Every year we make the same resolutions: lose weight, quit smoking, learn to ride a bike; it’s all the same rubbish and we never stick to it. Take a little time before 2020 rears its ugly head to make some half-decent resolutions.
By Katie Campbell
“New Year, New Me” is a load of tosh. It’s something we tell ourselves in abject desperation, with the weight of a brand-new year bearing down on us as we clamber to make some kind of meaningful change in our lives, spurred on by having to flip a page on a calendar. What? Why? Who truly cares what day you decide to quit smoking or make that big decision to dig the weights you bought on sale at Sports Direct five years ago out of the garage in one last delirious attempt to finally become your town’s very own Arnie?
Change is obviously meaningful. Making better decisions is obviously good for you and has incredible and lasting benefits. But did you know that 8% of people actually achieve their resolutions? Well, now you do. Feeling obligated to make a change in your life will so rarely result in you actually doing something of value that will truly, gloriously change your life for the better.
Go ahead and make a resolution, though: who are we, the resolution police? We’re not going to come to your house and stop you from joining the gym or giving up cigarettes. We’re not your dad. If you want to make a resolution, we absolutely think that’s great, but remember: the more pressure you put yourself under, the less likely you are to join the godly ranks of those 8% of people who achieve their resolution.
We might not be your dad, but we do have some pretty good advice on how to make sure you set an achievable goal and actually stick to it.

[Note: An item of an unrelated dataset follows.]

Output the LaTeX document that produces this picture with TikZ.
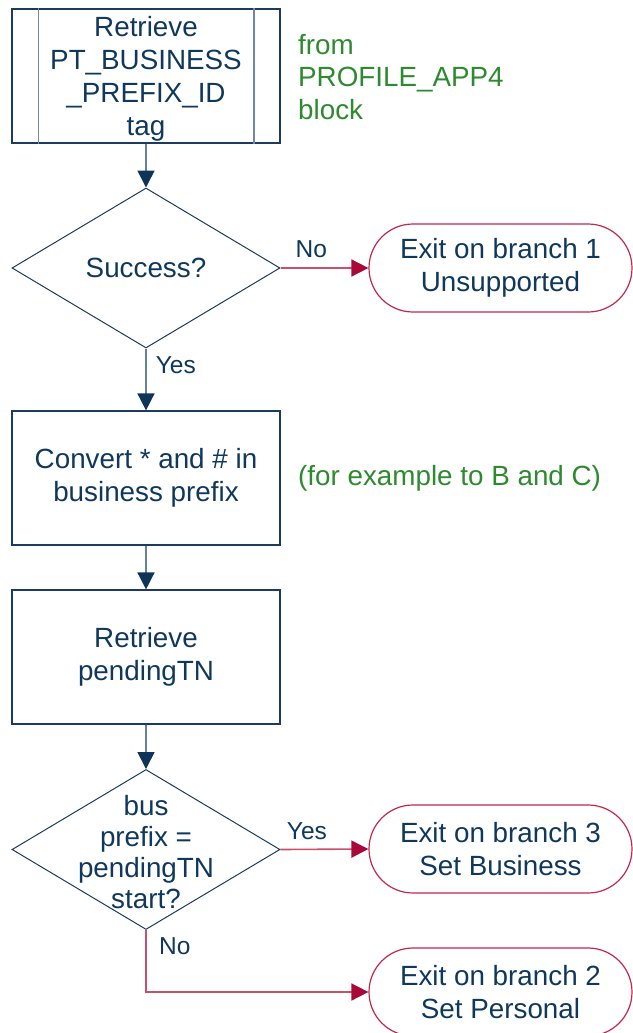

KISS (Keep It Simple, Stupid!)
The key to a good resolution is to start small and work up. Joining a gym? Not small. Giving up caffeine? As someone who’s tried that more than once, that is the opposite of small. Learning Latin? Unless you’re some kind of incredible omniglot, you might pass that one over. You are the bearer of a noble cause, young resolution keeper, but you might want to dial it back from eleven, otherwise you’re going to find yourself getting very frustrated on 3 January when you realise how hard it is to grasp Latin word order.
KISS aren’t just your dad’s favourite glam rockers, but it’s a great acronym to remember when you decide to make any change in your life: “keep it simple, stupid”. Not that we think you’re stupid, you’re not. That’s the acronym, not us. It’s a good concept to keep in your head when you’re making resolutions, though.
Want to learn a language? Download an app and do ten minutes every day. Want to get fit? Work up to joining a gym; start small and go for a jog twice a week. Maybe get the Couch to 5k app and work your way up from there. Want to give up caffeine? Very brave of you, but first, cut down. Going cold turkey is about as much fun as stabbing yourself in the iris with a broken coffee cup.
Don’t Beat Yourself Up
Think about this in terms of probability. 8% of people actually manage their resolution. Not to be the bearer of bad news, but you’re very likely not going to find yourself in that group; it’s very exclusive. What actually matters is that you try. Keep trying. You fail? Get up, get back on the horse, stop making excuses for yourself, and keep going. It’s not important that you get to the end, it’s important that you actually try.
You might not end up losing ten stone in three weeks and getting signed to Wilhelmina Models, but even if your goal is to lose weight, why not be happy with a few pounds? Even better, why not be happy with getting fi t and eating right, which are far more important? The most important part of making a resolution is making sure that you don’t give up on it. That’s where the “resolve” part of “resolution” comes into play.
Stop Comparing Yourself to Others
Ok, so your friend has managed to learn rocket science in a matter of days? Your auntie downloaded Duolingo last week and in a matter of hours she’s gone from speaking loudly at French people in English to get her point across, to reading À la recherche du temps perdu in the language Proust intended. In the immortal words of Miss Shania Twain, that don’t impress me much.
Who cares what everyone else can do? You’re not everyone else. Maybe you don’t have a predilection towards languages, but you know you can bake a mean Victoria sponge and you’ve always wanted to try making a baked Alaska that’ll make Paul Hollywood quake in his slacks. They’re not easy, you know. Ice cream in an oven is a recipe for disaster. You might not know your silicon from your silicone, but maybe you know your way around a Rangemaster. You have a unique set of skills and talents that your friends and family don’t. So what if you can’t learn a language or do rocket science, can your friend make a baked Alaska? I don’t think so.